Considerations for Integrating AI with Citizen Science#

Overview#

The goal of this page is to provide background, references, and advice for Rubin users who would like to use artificial intelligence (AI) – otherwise known as machine learning (ML) – within or alongside their citizen science (CS) research workflows. AI and CS are overlapping and complementary procedures for rapidly assessing (typically, classifying) scientific data. They have similar and unique pros and cons, and there are multiple ways to use these two methods in concert to improve the quality of your scientific results. In addition to this advice, there are tutorials for doing citizen science tutorials. It is recommended that you study basic AI principles and methods, including performing your own small computational studies, before embarking on a CS project that integrates AI.

Almost all of the discussion on this page is in terms of classification tasks; it will consider the specific task of classifying ‘stars’ and ‘galaxies’ as an example when needed. Additionally, this discussion will focus on classifying images, because this is the most common application of both AI and CS.

Comparing AI and CS#

AI and CS have multiple similarities and differences. Identifying these items for your project is important for determining the best use of AI in your Rubin CS project.

Similarities#

The similarities between AI and CS include the following:

Both methods take large sets of input data and output a classification score for each object in the set. The output scores are not inherently probabilistic, but they can be calibrated to be nearly probabilistic.
To an approximation, they can both be treated as “black boxes” because it remains an active area of research to interpret the “reasons” that an algorithm or a human would classify an object. Using statistical metrics helps in both cases, but definitively determining the reasons remains elusive.
Despite being black boxes, the problem or question must be carefully and specifically designed for AI algorithms and CS projects.
The data must be carefully prepared, for example, by normalizing images.
Though they do it in different ways, both methods can classify large numbers of complex inputs (like images) more efficiently and more reliably than an individual performing a manual investigation of the data.
Both approaches require training. An AI model must be numerically trained on example data that has pairs of images and classifications. In a CS project, volunteers must be taught about the subject matter and provided with example pairs of images and their corresponding true classifications.
Both AI and CS approaches are advanced fields of research, and there are experts in both fields; that expertise is very important for a successful Rubin CS project.
Both methods can be applied to a wide variety of data across many areas of research and industry – natural images, climate, biology, medicine, etc.

Differences#

CS volunteers typically have a personal investment in their classification task. Downstream, this leads to interactions between scientists and volunteers being critical for the motivation of the volunteers.
AI models can be rapidly retrained and redeployed on the same dataset. This means that an AI model can be refined multiple times on a training set before being applied to a new dataset. Relatedly, the probabilities and uncertainties of the classification can be refined.
CS volunteers rarely repeat their work on the same dataset. Downstream, this requires careful timing in deploying the CS project and sharing it with the public.
AI models require access to relatively significant computational resources – i.e., graphical processing units (GPUs).
AI requires a relatively high amount of data for training the algorithm, while very little is necessary for a CS approach.
CS volunteers are typically more skilled in cases where it is difficult to discern between two classes.

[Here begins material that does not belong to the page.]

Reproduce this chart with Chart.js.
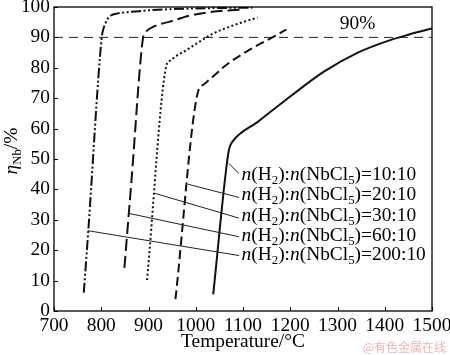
<!DOCTYPE html>
<html><head><meta charset="utf-8">
<script src="https://cdn.jsdelivr.net/npm/chart.js@4/dist/chart.umd.min.js"></script>
<style>html,body{margin:0;padding:0;background:#fff;}canvas{display:block;}</style>
</head><body>
<canvas id="c" width="450" height="355"></canvas>
<script>
const FONT = "'Liberation Serif', 'Times New Roman', serif";
const FS = 19.4;

// Tick values
const xTickValues = [700, 800, 900, 1000, 1100, 1200, 1300, 1400, 1500];
const yTickValues = [0, 10, 20, 30, 40, 50, 60, 70, 80, 90, 100];

// Series: temperature (°C) and eta_Nb (%)
const T_10  = [1037, 1068, 1072, 1078, 1132, 1202, 1272, 1343, 1413, 1450, 1500];
const E_10  = [5.5, 51.0, 54.0, 55.8, 62.3, 70.8, 78.8, 85, 89.2, 90.9, 92.9];

const T_20  = [957, 1007, 1015, 1022, 1040, 1061, 1110, 1167, 1192];
const E_20  = [3.9, 73.2, 74.3, 75.2, 77.6, 80.5, 85.6, 90.4, 92.6];

const T_30  = [897, 938, 945, 960, 980, 1000, 1022, 1040, 1061, 1095, 1131];
const E_30  = [10.2, 80.8, 82.3, 84.0, 85.8, 87.8, 90.0, 91.5, 92.9, 94.8, 96.5];

const T_60  = [849, 864, 888.5, 892, 899, 910, 925, 945, 970, 987, 1008, 1035, 1061, 1093];
const E_60  = [14.2, 43, 90, 91.3, 92.5, 93.5, 94.4, 95.2, 96.4, 97.2, 97.8, 98.4, 98.8, 99.1];

const T_200 = [763, 772.5, 801, 804, 808, 813, 820, 835, 855, 900, 950, 1020, 1120];
const E_200 = [6, 26.2, 90, 92.5, 94.3, 96, 97.2, 97.9, 98.3, 98.9, 99.3, 99.6, 99.8];

// 90% reference line
const refT = [700, 1500];
const refE = [90, 90];
const refLabel = '90%';
const refLabelT = 1305, refLabelE = 94.6;

// Annotation (leader lines and labels), order: 10:10, 20:10, 30:10, 60:10, 200:10
const ratioLabels = ['10:10', '20:10', '30:10', '60:10', '200:10'];
const anchorT = [1070, 983.7, 913.4, 858.5, 772.5];
const anchorE = [48.5, 41.7, 38.7, 32.1, 26.4];
const leaderEndT = [1091.5, 1091.5, 1091.5, 1091.5, 1091.5];
const leaderEndE = [45.25, 37.36, 30.56, 24.42, 18.24];
const labelT = 1097;
const labelE = [44.69, 38.12, 31.38, 24.81, 18.57];

const xTitle = 'Temperature/°C';
const watermark = '@有色金属在线';

function pts(T, E) { return T.map((t, i) => ({x: t, y: E[i]})); }

function drawRich(ctx, parts, x, y, size, measureOnly) {
  let cx = x;
  for (const [t, k] of parts) {
    if (k === 's') {
      ctx.font = `${size * 0.66}px ${FONT}`;
      if (!measureOnly) ctx.fillText(t, cx, y + size * 0.3);
    } else {
      ctx.font = `${k === 'i' ? 'italic ' : ''}${size}px ${FONT}`;
      if (!measureOnly) ctx.fillText(t, cx, y);
    }
    cx += ctx.measureText(t).width;
  }
  return cx - x;
}

const decor = {
  id: 'decor',
  afterDatasetsDraw(chart) {
    const {ctx, chartArea: a, scales: {x, y}} = chart;
    ctx.save();
    // frame
    ctx.strokeStyle = '#000';
    ctx.lineWidth = 1.3;
    ctx.setLineDash([]);
    ctx.strokeRect(a.left, a.top, a.right - a.left, a.bottom - a.top);
    // inner ticks
    ctx.lineWidth = 1;
    ctx.beginPath();
    xTickValues.forEach(v => {
      const px = Math.round(x.getPixelForValue(v)) + 0.5;
      ctx.moveTo(px, a.bottom); ctx.lineTo(px, a.bottom - 4);
    });
    yTickValues.forEach(v => {
      const py = Math.round(y.getPixelForValue(v)) + 0.5;
      ctx.moveTo(a.left, py); ctx.lineTo(a.left + 4, py);
    });
    ctx.stroke();
    // leader lines
    ctx.strokeStyle = '#222';
    ctx.lineWidth = 1;
    ctx.beginPath();
    anchorT.forEach((t, i) => {
      ctx.moveTo(x.getPixelForValue(t), y.getPixelForValue(anchorE[i]));
      ctx.lineTo(x.getPixelForValue(leaderEndT[i]), y.getPixelForValue(leaderEndE[i]));
    });
    ctx.stroke();
    // labels
    ctx.fillStyle = '#000';
    ctx.textBaseline = 'middle';
    ctx.textAlign = 'left';
    ratioLabels.forEach((r, i) => {
      const parts = [['n','i'],['(H','n'],['2','s'],['):','n'],['n','i'],['(NbCl','n'],['5','s'],[')=' + r,'n']];
      drawRich(ctx, parts, x.getPixelForValue(labelT), y.getPixelForValue(labelE[i]), FS);
    });
    // 90% label
    ctx.font = `${FS}px ${FONT}`;
    ctx.fillText(refLabel, x.getPixelForValue(refLabelT), y.getPixelForValue(refLabelE));
    // y-axis title
    const yParts = [['η','i'],['Nb','s'],['/%','n']];
    const w = drawRich(ctx, yParts, 0, 0, FS, true);
    ctx.save();
    ctx.translate(12, 151);
    ctx.rotate(-Math.PI / 2);
    drawRich(ctx, yParts, -w / 2, 0, FS);
    ctx.restore();
    // watermark
    ctx.font = `12px 'Noto Sans CJK SC', sans-serif`;
    ctx.fillStyle = '#f3b3b3';
    ctx.textAlign = 'right';
    ctx.fillText(watermark, 446, 347);
    ctx.restore();
  }
};

const lineBase = {fill: false, pointRadius: 0, borderColor: '#111', borderWidth: 2, cubicInterpolationMode: 'monotone'};

new Chart(document.getElementById('c'), {
  type: 'line',
  data: {
    datasets: [
      {...lineBase, label: '10:10', data: pts(T_10, E_10)},
      {...lineBase, label: '20:10', data: pts(T_20, E_20), borderDash: [9, 4.5]},
      {...lineBase, label: '30:10', data: pts(T_30, E_30), borderDash: [2, 2.5]},
      {...lineBase, label: '60:10', data: pts(T_60, E_60), borderDash: [12, 5]},
      {...lineBase, label: '200:10', data: pts(T_200, E_200), borderDash: [10, 2.5, 2, 2.5, 2, 2.5]},
      {label: '90%', data: pts(refT, refE), fill: false, pointRadius: 0, borderColor: '#222', borderWidth: 1, borderDash: [9, 6], tension: 0}
    ]
  },
  options: {
    responsive: false,
    devicePixelRatio: 1,
    animation: false,
    layout: {padding: {top: 7, right: 18, left: 0, bottom: 0}},
    plugins: {legend: {display: false}, tooltip: {enabled: false}},
    scales: {
      x: {
        type: 'linear', min: 700, max: 1500,
        afterBuildTicks: s => { s.ticks = xTickValues.map(v => ({value: v})); },
        afterFit: s => { s.height = 44; s.paddingLeft = 0; s.paddingRight = 0; },
        ticks: {font: {family: FONT, size: FS}, color: '#000', padding: 3, maxRotation: 0, autoSkip: false, callback: v => String(v)},
        grid: {display: false, drawTicks: false, tickLength: 0},
        border: {display: false},
        title: {display: true, text: xTitle, font: {family: FONT, size: FS}, color: '#000', padding: {top: 0, bottom: 1}}
      },
      y: {
        type: 'linear', min: 0, max: 100,
        afterBuildTicks: s => { s.ticks = yTickValues.map(v => ({value: v})); },
        afterFit: s => { s.width = 54; s.paddingTop = 0; s.paddingBottom = 0; },
        ticks: {font: {family: FONT, size: FS}, color: '#000', padding: 4, autoSkip: false, callback: v => String(v)},
        grid: {display: false, drawTicks: false, tickLength: 0},
        border: {display: false}
      }
    }
  },
  plugins: [decor]
});
</script>
</body></html>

When is each approach most optimal?#

We delineate circumstances and characteristics of problems that suggest that a particular method (AI or CS) will be more beneficial for a project.

You probably want to use AI if …#

There is a lot of data (e.g., at least 1,000 objects/images per class); this can be simulated or real observed data.
You can simulate the data for objects with reasonable fidelity – get most of the details.
The morphological features that indicate a particular class are more obvious than not to the human eye.
The classes are already clearly identified and well understood: you know what you’re looking for.
No classes are well-identified: anomaly detection, like with principal component analysis (PCA).
You are seeking to classify many millions of objects.

You probably want to use CS if …#

There is not a lot of data (e.g., only a few objects/images per class); this can be simulated or real observed data.
The morphological features that indicate a particular class are difficult to distinguish.
If you tried AI, and it didn’t work.
The classes are not yet defined, and it’s not obvious what you’re looking for: you’re looking for something new and different.
Some classes were not well identified in the AI algorithm that you already tried.
No classes are well identified: anomaly detection.
You are seeking to classify fewer than a million objects.

Three Typical Pathways for Integrating AI and CS#

There are three typical pathways for combining AI and CS.

Human classifiers prepare data for AI classifiers. When there is not enough training data for an AI model, human classifiers can perform the initial labeling. This is a common tactic in industry applications.
AI classifiers prepare data for humans. When there is a wealth of data for supervised training of an AI model, but the model persistently struggles to discern certain classes (resulting in false positives and false negatives), it may be appropriate to send this data to CS volunteers for their more nuanced perspective. If there isn’t much training data, a clustering method (e.g., k-means clustering or autoencoders) can be used to provide an initial, coarse-grained classification of the data, which can then be sent to CS volunteers.